We can, if they have the same characteristics of machines in the target
cluster. They must have the exact same installed packages (OS +
libraries +environment), same disk configuration (free space mounted at
the same mount points, similar disk characteristics), same memory size,
and same kernel tweaks (max threads, max open files, etc.).
We have found that machines in a cluster run different configurations
than general-purpose development machines (even when the OS is the
same), and it often takes a couple days to shake out the problems, if
the sysadmins are responsive (may be difficult across time zones). In
the past, it has taken more than a week, but that was prior to having
installation scripts.
It's probably easier for sysadmins to grant non-exclusive access to a
few machines (having one or two exposes 80% of the issues) than to
figure out how to make a dev machine look like a cluster machine.
> - How far are Qserv installation and data loading
> independent ?
I defer to Douglas. Qserv installation is strictly different than
installing data. Loading data (creating a schema, partitioning data,
loading it) is still a painful part of making data available via Qserv.
> * Production planning:
>
> - What happens if a worker crash ? What actions are needed
> ( error recovery ) ? How to exclude one worker node from
> Qserv ?
If a worker crashes, we must login, debug it, and try to reproduce.
Qserv has many bugs and the implementation is quite incomplete, and much
of the value of this testing is to expose problems at scale.
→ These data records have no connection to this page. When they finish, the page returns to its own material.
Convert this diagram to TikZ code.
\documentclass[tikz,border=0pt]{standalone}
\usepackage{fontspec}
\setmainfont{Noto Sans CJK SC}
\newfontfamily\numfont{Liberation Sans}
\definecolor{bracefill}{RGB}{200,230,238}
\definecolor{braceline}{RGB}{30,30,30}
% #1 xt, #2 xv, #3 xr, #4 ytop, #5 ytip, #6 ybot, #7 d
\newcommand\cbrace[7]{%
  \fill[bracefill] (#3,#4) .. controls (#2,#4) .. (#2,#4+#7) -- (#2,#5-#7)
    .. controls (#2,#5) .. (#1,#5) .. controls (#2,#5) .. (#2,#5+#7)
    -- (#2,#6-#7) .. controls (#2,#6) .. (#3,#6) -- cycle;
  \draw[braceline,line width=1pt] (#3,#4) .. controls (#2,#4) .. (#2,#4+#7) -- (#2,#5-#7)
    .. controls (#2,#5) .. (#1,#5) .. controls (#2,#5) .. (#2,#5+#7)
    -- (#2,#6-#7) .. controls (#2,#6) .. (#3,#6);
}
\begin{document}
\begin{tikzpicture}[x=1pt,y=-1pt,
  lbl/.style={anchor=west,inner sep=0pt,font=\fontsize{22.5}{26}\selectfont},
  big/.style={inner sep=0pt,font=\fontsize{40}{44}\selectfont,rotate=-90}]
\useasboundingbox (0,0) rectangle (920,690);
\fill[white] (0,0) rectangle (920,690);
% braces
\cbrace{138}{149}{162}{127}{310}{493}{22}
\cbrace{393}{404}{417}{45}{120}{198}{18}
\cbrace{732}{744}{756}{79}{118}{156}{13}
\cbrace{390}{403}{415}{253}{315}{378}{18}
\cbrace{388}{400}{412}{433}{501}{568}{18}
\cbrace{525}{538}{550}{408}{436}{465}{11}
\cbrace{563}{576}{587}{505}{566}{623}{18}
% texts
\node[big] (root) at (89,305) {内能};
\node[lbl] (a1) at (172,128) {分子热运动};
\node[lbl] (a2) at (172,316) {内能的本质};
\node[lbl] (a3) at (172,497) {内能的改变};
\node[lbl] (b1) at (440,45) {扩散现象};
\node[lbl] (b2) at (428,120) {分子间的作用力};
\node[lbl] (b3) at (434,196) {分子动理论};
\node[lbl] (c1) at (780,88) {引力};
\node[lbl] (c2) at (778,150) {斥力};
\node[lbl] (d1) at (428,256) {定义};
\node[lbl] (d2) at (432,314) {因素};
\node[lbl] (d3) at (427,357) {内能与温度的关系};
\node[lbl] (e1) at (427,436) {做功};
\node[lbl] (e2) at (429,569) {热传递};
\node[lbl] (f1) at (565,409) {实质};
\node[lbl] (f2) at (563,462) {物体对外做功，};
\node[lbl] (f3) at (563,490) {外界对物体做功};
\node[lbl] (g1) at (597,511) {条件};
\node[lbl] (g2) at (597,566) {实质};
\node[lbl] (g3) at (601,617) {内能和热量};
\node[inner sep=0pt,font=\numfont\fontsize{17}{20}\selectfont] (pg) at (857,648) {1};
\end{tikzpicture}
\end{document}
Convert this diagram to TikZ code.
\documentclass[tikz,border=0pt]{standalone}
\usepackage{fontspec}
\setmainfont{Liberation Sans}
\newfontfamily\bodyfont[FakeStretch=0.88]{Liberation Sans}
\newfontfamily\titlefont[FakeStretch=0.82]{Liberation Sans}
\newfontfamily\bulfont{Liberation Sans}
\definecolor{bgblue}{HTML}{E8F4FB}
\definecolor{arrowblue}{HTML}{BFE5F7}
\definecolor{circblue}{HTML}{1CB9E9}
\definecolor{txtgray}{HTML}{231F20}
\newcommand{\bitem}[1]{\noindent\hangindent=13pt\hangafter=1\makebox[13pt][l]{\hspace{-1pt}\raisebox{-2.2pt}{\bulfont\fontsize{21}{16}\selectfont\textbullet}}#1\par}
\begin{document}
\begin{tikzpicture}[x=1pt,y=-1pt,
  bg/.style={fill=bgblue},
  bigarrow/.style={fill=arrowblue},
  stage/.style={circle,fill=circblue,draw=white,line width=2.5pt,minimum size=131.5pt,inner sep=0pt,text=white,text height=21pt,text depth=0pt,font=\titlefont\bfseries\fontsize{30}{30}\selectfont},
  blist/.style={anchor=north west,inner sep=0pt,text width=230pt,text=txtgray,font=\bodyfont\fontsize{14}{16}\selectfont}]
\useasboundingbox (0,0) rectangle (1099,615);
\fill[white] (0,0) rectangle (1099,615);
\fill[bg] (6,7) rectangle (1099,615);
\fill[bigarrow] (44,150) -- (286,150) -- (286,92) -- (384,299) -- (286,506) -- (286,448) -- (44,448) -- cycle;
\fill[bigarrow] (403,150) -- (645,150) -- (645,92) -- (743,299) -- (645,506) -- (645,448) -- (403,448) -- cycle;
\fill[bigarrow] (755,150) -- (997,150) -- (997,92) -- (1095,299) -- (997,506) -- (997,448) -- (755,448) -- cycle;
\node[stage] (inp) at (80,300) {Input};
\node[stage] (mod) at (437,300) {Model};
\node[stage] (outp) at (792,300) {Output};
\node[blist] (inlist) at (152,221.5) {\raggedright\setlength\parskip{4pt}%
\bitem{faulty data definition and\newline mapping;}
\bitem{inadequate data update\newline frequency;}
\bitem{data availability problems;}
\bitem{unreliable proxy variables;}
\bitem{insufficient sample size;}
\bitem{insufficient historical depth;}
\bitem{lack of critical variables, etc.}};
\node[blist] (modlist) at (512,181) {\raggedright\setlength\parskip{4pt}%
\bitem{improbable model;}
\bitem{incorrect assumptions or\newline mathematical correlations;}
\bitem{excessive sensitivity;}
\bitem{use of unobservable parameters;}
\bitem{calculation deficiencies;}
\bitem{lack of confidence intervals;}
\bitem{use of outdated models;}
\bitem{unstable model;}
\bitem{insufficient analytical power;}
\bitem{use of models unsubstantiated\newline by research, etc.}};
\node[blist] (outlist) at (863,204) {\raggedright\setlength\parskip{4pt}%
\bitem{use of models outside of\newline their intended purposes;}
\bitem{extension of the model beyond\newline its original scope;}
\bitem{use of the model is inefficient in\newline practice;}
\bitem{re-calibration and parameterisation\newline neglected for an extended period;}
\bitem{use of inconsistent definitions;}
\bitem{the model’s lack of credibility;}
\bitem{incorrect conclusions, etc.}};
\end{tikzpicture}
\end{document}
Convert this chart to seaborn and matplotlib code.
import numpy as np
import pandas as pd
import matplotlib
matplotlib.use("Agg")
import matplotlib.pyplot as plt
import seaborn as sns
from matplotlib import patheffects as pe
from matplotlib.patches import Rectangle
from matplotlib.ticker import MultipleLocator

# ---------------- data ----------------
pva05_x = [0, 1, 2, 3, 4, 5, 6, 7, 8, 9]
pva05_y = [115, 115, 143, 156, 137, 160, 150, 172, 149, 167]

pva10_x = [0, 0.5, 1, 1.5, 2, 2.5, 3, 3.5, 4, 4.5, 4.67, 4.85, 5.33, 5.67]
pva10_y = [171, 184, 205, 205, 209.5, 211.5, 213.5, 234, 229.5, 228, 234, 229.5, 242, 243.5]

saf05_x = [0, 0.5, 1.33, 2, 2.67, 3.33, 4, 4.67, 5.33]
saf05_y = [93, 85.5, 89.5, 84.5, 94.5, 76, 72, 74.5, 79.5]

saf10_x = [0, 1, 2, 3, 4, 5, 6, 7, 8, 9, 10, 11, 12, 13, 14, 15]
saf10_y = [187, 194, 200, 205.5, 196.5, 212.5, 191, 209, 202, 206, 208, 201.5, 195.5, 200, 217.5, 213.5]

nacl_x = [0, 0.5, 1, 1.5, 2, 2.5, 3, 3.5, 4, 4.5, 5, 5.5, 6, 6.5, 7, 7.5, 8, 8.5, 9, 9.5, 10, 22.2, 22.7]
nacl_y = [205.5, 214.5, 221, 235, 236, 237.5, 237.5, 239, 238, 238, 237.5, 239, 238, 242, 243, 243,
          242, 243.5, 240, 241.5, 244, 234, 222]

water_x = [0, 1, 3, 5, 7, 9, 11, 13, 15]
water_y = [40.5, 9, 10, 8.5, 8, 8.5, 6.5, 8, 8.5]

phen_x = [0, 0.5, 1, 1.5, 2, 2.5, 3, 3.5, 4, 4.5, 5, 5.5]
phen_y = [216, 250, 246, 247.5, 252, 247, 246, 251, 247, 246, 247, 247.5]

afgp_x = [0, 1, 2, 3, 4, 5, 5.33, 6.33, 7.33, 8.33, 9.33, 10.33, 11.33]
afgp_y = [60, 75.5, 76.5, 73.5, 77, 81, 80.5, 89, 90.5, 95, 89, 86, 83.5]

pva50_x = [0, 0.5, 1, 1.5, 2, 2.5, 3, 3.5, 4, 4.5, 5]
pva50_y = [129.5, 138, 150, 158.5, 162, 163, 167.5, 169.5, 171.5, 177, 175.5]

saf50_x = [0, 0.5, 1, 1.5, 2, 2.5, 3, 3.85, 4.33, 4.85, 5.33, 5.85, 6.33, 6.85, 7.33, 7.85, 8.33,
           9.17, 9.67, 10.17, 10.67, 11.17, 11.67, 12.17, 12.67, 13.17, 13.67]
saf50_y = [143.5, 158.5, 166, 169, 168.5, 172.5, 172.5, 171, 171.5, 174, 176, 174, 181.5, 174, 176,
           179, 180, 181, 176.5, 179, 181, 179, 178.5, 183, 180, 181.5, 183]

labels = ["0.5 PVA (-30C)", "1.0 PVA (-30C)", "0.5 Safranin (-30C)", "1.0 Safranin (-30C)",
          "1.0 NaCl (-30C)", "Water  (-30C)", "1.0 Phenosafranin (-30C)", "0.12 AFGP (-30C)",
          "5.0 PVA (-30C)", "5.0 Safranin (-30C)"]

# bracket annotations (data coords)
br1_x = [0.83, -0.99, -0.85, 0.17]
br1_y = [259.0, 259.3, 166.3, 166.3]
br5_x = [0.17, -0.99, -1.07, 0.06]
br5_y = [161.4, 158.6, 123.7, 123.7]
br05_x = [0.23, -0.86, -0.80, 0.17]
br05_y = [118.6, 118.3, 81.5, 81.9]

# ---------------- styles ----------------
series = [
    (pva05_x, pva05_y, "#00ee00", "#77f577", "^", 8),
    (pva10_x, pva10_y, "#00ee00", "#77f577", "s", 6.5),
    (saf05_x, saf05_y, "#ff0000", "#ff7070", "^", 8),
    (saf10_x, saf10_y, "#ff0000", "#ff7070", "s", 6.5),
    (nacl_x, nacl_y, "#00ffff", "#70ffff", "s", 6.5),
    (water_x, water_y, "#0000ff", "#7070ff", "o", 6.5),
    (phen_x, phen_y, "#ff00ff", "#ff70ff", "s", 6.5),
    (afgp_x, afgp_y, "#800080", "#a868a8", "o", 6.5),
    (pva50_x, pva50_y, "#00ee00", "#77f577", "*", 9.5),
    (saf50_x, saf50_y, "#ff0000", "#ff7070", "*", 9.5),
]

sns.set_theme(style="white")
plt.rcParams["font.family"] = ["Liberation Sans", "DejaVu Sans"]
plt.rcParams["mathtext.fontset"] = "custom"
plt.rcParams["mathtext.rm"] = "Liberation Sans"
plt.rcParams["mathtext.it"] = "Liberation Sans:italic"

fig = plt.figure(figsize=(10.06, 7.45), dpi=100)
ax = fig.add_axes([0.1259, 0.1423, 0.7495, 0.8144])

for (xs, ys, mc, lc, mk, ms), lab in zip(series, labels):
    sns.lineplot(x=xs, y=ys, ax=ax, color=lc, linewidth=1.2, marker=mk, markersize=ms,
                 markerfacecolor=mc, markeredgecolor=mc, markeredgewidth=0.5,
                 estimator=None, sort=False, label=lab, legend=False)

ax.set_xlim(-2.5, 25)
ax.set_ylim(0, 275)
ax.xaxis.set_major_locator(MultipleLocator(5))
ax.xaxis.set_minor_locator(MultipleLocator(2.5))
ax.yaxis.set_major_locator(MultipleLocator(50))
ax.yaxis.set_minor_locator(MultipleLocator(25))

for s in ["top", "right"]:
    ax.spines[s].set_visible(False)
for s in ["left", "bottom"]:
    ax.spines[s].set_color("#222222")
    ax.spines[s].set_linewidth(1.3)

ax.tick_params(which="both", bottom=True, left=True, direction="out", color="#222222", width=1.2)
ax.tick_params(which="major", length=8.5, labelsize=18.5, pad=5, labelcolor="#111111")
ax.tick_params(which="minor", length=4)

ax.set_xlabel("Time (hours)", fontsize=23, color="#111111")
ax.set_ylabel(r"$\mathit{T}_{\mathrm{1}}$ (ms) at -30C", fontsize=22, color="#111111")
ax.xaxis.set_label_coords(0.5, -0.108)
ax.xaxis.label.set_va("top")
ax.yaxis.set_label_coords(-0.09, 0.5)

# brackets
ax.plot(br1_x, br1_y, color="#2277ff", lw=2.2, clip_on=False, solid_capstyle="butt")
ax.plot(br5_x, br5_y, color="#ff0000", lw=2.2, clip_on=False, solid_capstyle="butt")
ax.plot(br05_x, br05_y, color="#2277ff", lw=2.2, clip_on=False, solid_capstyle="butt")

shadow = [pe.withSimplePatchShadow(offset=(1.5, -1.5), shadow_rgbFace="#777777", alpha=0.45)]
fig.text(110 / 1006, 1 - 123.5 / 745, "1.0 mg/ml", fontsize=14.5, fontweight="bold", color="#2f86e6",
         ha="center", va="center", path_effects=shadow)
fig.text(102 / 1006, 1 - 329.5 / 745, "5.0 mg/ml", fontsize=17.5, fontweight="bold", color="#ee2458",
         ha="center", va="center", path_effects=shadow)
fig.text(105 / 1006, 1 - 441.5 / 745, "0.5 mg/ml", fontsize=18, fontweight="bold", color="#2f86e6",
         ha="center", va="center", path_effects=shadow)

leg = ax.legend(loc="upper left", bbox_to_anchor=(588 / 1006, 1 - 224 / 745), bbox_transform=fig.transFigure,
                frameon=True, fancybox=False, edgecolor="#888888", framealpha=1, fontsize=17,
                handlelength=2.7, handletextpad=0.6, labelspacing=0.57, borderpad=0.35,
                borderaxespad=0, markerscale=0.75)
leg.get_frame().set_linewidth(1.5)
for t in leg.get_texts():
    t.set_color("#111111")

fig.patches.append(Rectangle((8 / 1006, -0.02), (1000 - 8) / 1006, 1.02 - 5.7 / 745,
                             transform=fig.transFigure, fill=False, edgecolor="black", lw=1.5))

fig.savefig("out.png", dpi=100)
At minimum,
we need the log files, the mysqld query log (should be enabled after
data loading), and the stack trace of the xrootd process (available by
saving the corefile).
Worker nodes register themselves, so if a worker node crashes, it will
not respond to query dispatches. An administrator can lookup the data
portions that reside on the worker node and mark them as bad (empty) on
the master, allowing the master to complete, but return incorrect results.
> - What exactly do you need to be monitored on workers ?
Log files, mostly. For debugging, we need free memory, free disk, cpu
load, and mysqld processlist (output of SHOW PROCESSLIST, but mytop
http://jeremy.zawodny.com/mysql/mytop/ would be really nice).
> - We propose to begin installation on 4, then 10, 50 and
> finally 300 nodes. What are the validation steps ? What
> will be the queries used ?
I'm assuming that 4 = 1+3, 10= 1+9, and 300=1+299. Note that the master
node may get heavily loaded in certain situations. The validation steps
are simply to run queries: full-scan queries, point-lookup queries, and
join queries. Each time, the workers need to be spot-checked to verify
that they are responding as expected and the master log must be
inspected, because errors may be unnoticeable in the query results.
> It would be good to have a wiki page for all these so that
> we could refer to it.
I think Douglas has started such a page, but we should check with him on
tomorrow's call.
Qserv is quite complex and is often difficult to debug. The last test
with 150 nodes would have been impossible without ssh access to the
nodes for setup, validation, and debugging and responsive sysadmins to
check for OS problems and faulty disks or other hardware (we had 2-3
disk failures and 1 misbehaving machine in our 150 node test over 2
weeks, and the more recent test had disk corruption and odd performance
problems even at 16 nodes).
Note that some problems required new features to be quickly developed in
order to continue testing. We will probably need such patches during
this test.
We are really grateful for the opportunity to do this testing and hope
to learn a lot about qserv, its future direction, and, more generally,
the feasibility of the current plans for LSST catalog management.